The financial burden of raising a daughter in a dowry-demanding society directly fuels son preference and sex-selective abortion. When a girl child represents guaranteed future financial liability, the economic incentive to eliminate her before birth is tragically rational within the system’s distorted logic. Districts with heavily imbalanced sex ratios consistently show higher dowry death rates. The dowry system and female foeticide exist in a self-reinforcing loop.

5. Psychological Trauma and Loss of Agency

Beyond death and physical violence, the dowry system inflicts deep psychological harm. Constant harassment and transactional treatment erodes a woman’s self-worth, independence, and mental health. Many women internalise the message that their presence in the marital home is conditional on their family’s continued financial contributions. India’s strong social stigma against marital dissolution means most women endure this trauma silently.

6. Perpetuation of Gender Wage Gap and Economic Exclusion

When families prioritise saving for dowry over investing in a daughter’s education, they ensure she enters adulthood with fewer economic options. Lower economic agency increases marriage dependency, which in turn sustains the dowry system. This cycle self-perpetuates across generations and functions as one of the deepest structural barriers to gender economic parity in India.

Legal Framework: Laws Against Dowry in India

Dowry Prohibition Act of 1961: Prohibits giving, taking, or demanding dowry, punishable by imprisonment up to six months or a fine of ₹5,000. Amended and tightened between 1985–86 following advocacy group pressure.

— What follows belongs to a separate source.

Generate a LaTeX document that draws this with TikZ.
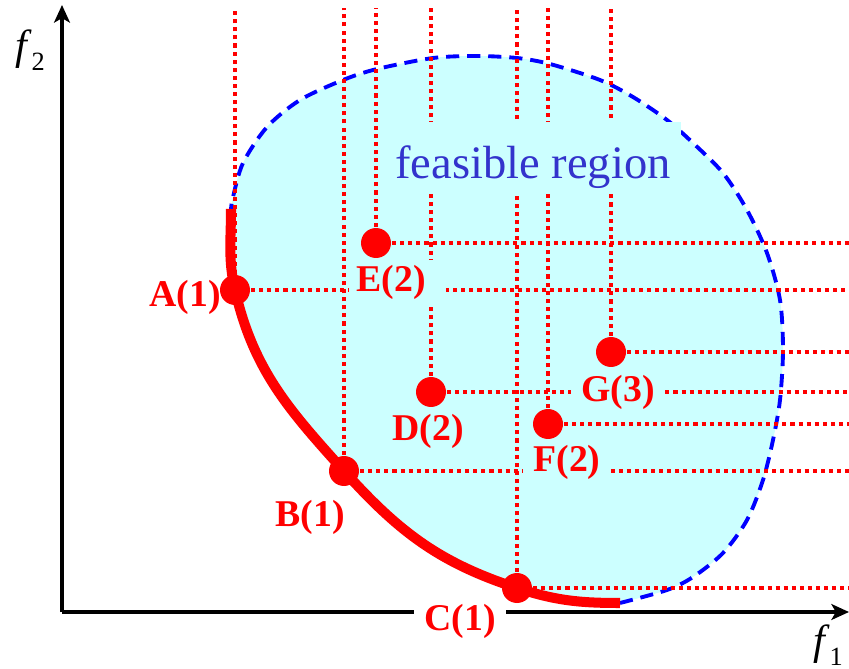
\documentclass[tikz,border=0pt]{standalone}
\usepackage{fontspec}
\setmainfont{Liberation Serif}
\usetikzlibrary{arrows.meta}
\definecolor{regionfill}{RGB}{204,255,255}
\definecolor{regiontext}{RGB}{51,51,204}

\begin{document}
\begin{tikzpicture}[x=0.02cm, y=-0.02cm,
  guide/.style={red, line width=2.3pt, dash pattern=on 2.3pt off 2.3pt},
  border/.style={blue, line width=2.2pt, dash pattern=on 7.5pt off 4.5pt},
  front/.style={red, line width=5.7pt},
  pt/.style={circle, fill=red, inner sep=0pt, minimum size=0.6cm},
  lbl/.style={text=red, font=\bfseries\fontsize{21.5}{24}\selectfont, inner xsep=6pt, inner ysep=3pt},
  axis/.style={line width=2pt, -{Stealth[length=10pt, width=9pt, inset=2.5pt]}}]
\useasboundingbox (0,0) rectangle (849,669);
% Positions of the solutions
\coordinate (a) at (235,290);
\coordinate (b) at (344,471);
\coordinate (c) at (517,588);
\coordinate (d) at (431,392);
\coordinate (e) at (376,243);
\coordinate (f) at (548,424);
\coordinate (g) at (611,352);
\coordinate (front0) at (231,209);
\coordinate (front1) at (620,603);
% Feasible region
\fill[regionfill] (front0) to[out=-90, in=103] (a) to[out=-77, in=132] (b) to[out=-48, in=162] (c) to[out=-18, in=180] (front1)
  -- plot[smooth] coordinates {(620,603) (667,590) (693,577) (723,553) (747,520) (763,480) (773,440) (780,400) (783,350) (780,300) (767,253) (747,210) (723,173) (693,143) (667,120) (633,97) (600,80) (550,64) (517,58) (477,56) (433,58) (377,69) (343,80) (300,100) (267,127) (243,163) (233,197) (231,209)} -- cycle;
\draw[border] plot[smooth] coordinates {(620,603) (667,590) (693,577) (723,553) (747,520) (763,480) (773,440) (780,400) (783,350) (780,300) (767,253) (747,210) (723,173) (693,143) (667,120) (633,97) (600,80) (550,64) (517,58) (477,56) (433,58) (377,69) (343,80) (300,100) (267,127) (243,163) (233,197) (231,209)};
% Dominance guides up and to the right
\coordinate (top) at (0,8);
\coordinate (right) at (849,0);
\foreach \p in {a,b,c,d,e,f,g}
  \draw[guide] (\p) -- (\p |- top) (\p) -- (\p -| right);
% Axes
\coordinate (O) at (62,612);
\coordinate (ytip) at (62,5);
\coordinate (xtip) at (849,612);
\draw[axis] (O) -- (ytip);
\draw[axis] (O) -- (xtip);
\node (f2) at (30,50) {\fontsize{24}{28}\selectfont\itshape f\/\raisebox{-6pt}{\upshape\fontsize{15}{18}\selectfont 2}};
\node (f1) at (828,645) {\fontsize{24}{28}\selectfont\itshape f\/\raisebox{-6pt}{\upshape\fontsize{15}{18}\selectfont 1}};
% Pareto front
\draw[front] (front0) to[out=-90, in=103] (a) to[out=-77, in=132] (b) to[out=-48, in=162] (c) to[out=-18, in=180] (front1);
\node[pt] (A) at (a) {};
\node[pt] (B) at (b) {};
\node[pt] (C) at (c) {};
\node[pt] (D) at (d) {};
\node[pt] (E) at (e) {};
\node[pt] (F) at (f) {};
\node[pt] (G) at (g) {};
% Labels (filled boxes break the guides)
\node[fill=regionfill, text=regiontext, font=\fontsize{26.5}{30}\selectfont, inner xsep=6pt, inner ysep=3pt, text height=28.7pt, text depth=5pt, anchor=base] (feas) at (533,178) {feasible region};
\node[lbl] (Alab) at (185,297) {A(1)};
\node[lbl] (Blab) at (310,517) {B(1)};
\node[lbl, fill=white] (Clab) at (460,621) {C(1)};
\node[lbl, fill=regionfill] (Dlab) at (428,431) {D(2)};
\node[lbl, fill=regionfill, inner xsep=4pt, text width=47pt, align=left, anchor=west] (Elab) at (349,282) {E(2)};
\node[lbl, fill=regionfill] (Flab) at (567,462) {F(2)};
\node[lbl, fill=regionfill] (Glab) at (618,392) {G(3)};
\end{tikzpicture}
\end{document}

Section 304B IPC / Section 80 BNS: Defines dowry death and mandates 7 years to life imprisonment when a woman’s death occurs within seven years of marriage and is preceded by dowry-related harassment.

Section 498A IPC / Section 85 BNS: Criminalises cruelty by husband or relatives, including dowry harassment.

Protection of Women from Domestic Violence Act 2005: Provides civil remedies including protection orders and residence rights.

Despite this framework, enforcement is calamitous. Of ~7,000 annual dowry death cases registered, only ~4,500 are charge-sheeted. By end of 2022, 67% of pending investigations had been stalled for over six months. From 6,500 trials initiated annually, only ~100 lead to convictions — a de facto conviction rate under 2%. In Bengaluru, between 2011 and 2024, only 13 out of 610 reported cases resulted in conviction.

For a complete legal guide: What Are The Possible Legal Implications of Dowry in India?.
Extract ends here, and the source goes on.